While Royal Orchid Hotels has demonstrated impressive long-term returns over five and ten years—439.76% and 322.80% respectively—its recent trajectory is troubling. The stock’s underperformance relative to the Sensex and BSE500 over the past three years, combined with deteriorating profitability and bearish technicals, suggests caution for investors considering new positions.

The company’s sector, Hotels & Resorts, faces cyclical pressures and competitive challenges, which may exacerbate Royal Orchid Hotels’ difficulties. Although net sales have grown at a robust annual rate of 30.07%, the inability to sustain profit margins and generate positive returns on capital employed raises questions about operational efficiency and strategic direction.

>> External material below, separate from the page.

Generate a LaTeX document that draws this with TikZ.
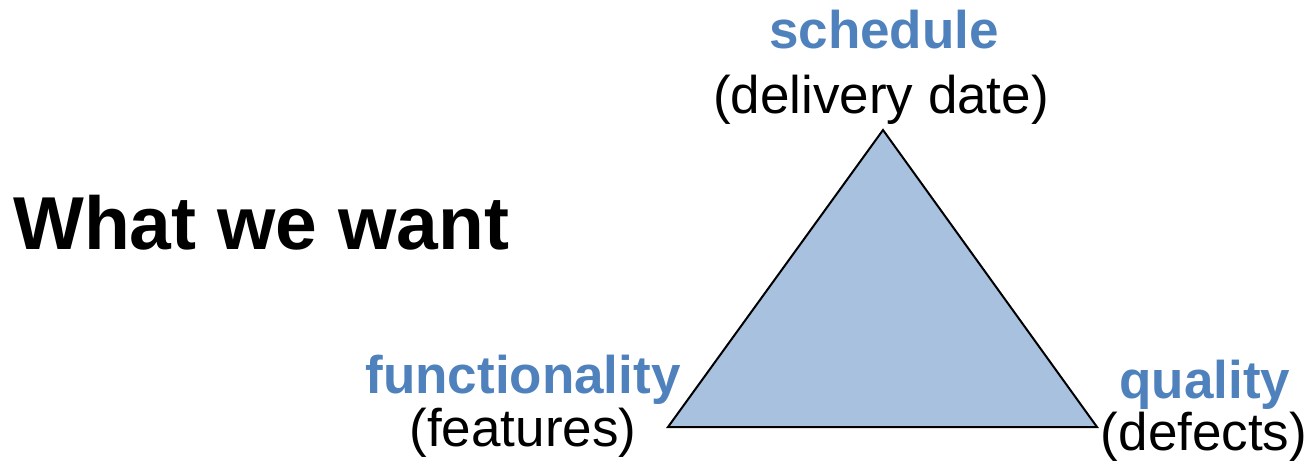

Investors should weigh the attractive valuation metrics against the risks posed by weak earnings, negative technical signals, and lack of institutional support. The downgrade to Strong Sell reflects a comprehensive reassessment of these factors, signalling that the stock currently carries elevated downside risk.

Conclusion

Royal Orchid Hotels Ltd’s downgrade from Sell to Strong Sell is driven by a confluence of factors: deteriorating financial quality marked by steep profit declines and low ROCE; an attractive yet risky valuation discount; a negative financial trend with consecutive quarterly losses and persistent underperformance; and a bearish technical outlook with multiple indicators signalling weakness. The company’s micro-cap status and absence of domestic mutual fund holdings further compound investor concerns.

Given these developments, investors should exercise caution and consider alternative opportunities within the Hotels & Resorts sector or broader market. The downgrade serves as a clear warning that Royal Orchid Hotels faces significant headwinds in the near term, and its stock price may continue to face downward pressure.